**SHORT TASK**
Go through the entries below and collect each line with the string "that" in it.

**RECORD SET**

>>>>

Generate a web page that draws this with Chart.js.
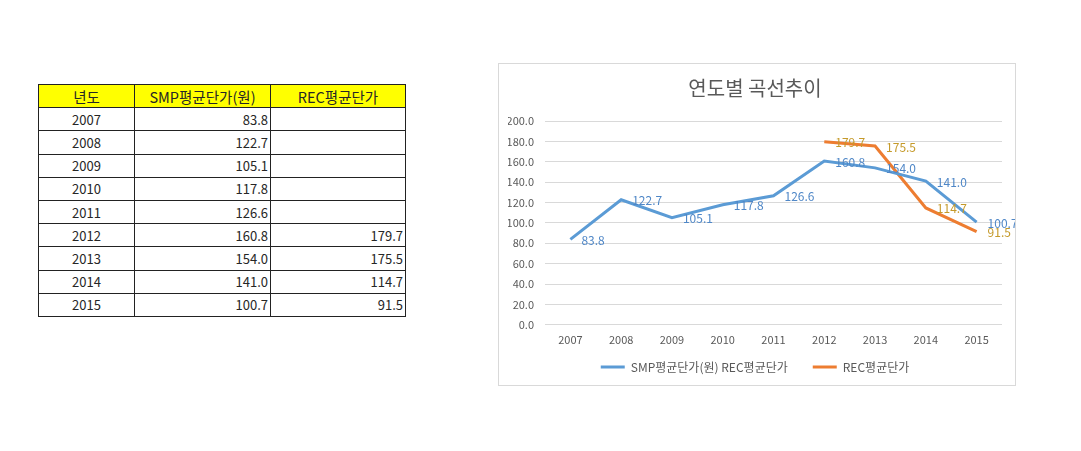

<<<<
>>>>

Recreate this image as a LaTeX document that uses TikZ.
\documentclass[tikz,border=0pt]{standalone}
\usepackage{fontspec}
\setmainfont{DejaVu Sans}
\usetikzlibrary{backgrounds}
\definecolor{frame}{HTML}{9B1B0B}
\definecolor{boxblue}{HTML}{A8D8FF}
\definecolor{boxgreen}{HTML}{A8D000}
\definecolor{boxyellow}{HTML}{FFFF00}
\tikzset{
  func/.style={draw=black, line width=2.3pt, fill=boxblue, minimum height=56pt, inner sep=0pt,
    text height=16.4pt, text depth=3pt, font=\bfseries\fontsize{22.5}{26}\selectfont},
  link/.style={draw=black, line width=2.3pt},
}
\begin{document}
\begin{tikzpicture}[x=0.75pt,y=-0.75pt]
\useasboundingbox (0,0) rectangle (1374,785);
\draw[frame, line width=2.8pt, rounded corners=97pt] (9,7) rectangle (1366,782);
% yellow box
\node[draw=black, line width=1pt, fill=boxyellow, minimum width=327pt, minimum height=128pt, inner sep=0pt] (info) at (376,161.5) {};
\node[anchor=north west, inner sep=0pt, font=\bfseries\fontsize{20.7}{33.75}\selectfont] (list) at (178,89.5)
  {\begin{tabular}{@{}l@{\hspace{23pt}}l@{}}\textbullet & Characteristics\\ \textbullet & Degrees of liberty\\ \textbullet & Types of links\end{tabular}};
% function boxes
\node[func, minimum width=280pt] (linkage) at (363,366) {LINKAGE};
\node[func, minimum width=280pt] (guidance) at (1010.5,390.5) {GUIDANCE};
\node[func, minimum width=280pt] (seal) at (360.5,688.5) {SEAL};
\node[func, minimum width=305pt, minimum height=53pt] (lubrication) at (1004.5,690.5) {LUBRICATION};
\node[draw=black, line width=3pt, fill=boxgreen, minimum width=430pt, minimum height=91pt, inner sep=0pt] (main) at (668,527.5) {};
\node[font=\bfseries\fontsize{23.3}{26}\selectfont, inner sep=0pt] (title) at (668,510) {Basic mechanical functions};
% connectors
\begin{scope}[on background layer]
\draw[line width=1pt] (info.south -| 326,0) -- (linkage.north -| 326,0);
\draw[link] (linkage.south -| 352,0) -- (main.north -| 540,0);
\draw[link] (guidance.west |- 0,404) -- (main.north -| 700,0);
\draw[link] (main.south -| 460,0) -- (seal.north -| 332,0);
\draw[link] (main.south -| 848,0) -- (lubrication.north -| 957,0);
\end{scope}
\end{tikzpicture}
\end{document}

<<<<

**RESPONSE BELOW**
Generate a web page that draws this with Chart.js.
Recreate this image as a LaTeX document that uses TikZ.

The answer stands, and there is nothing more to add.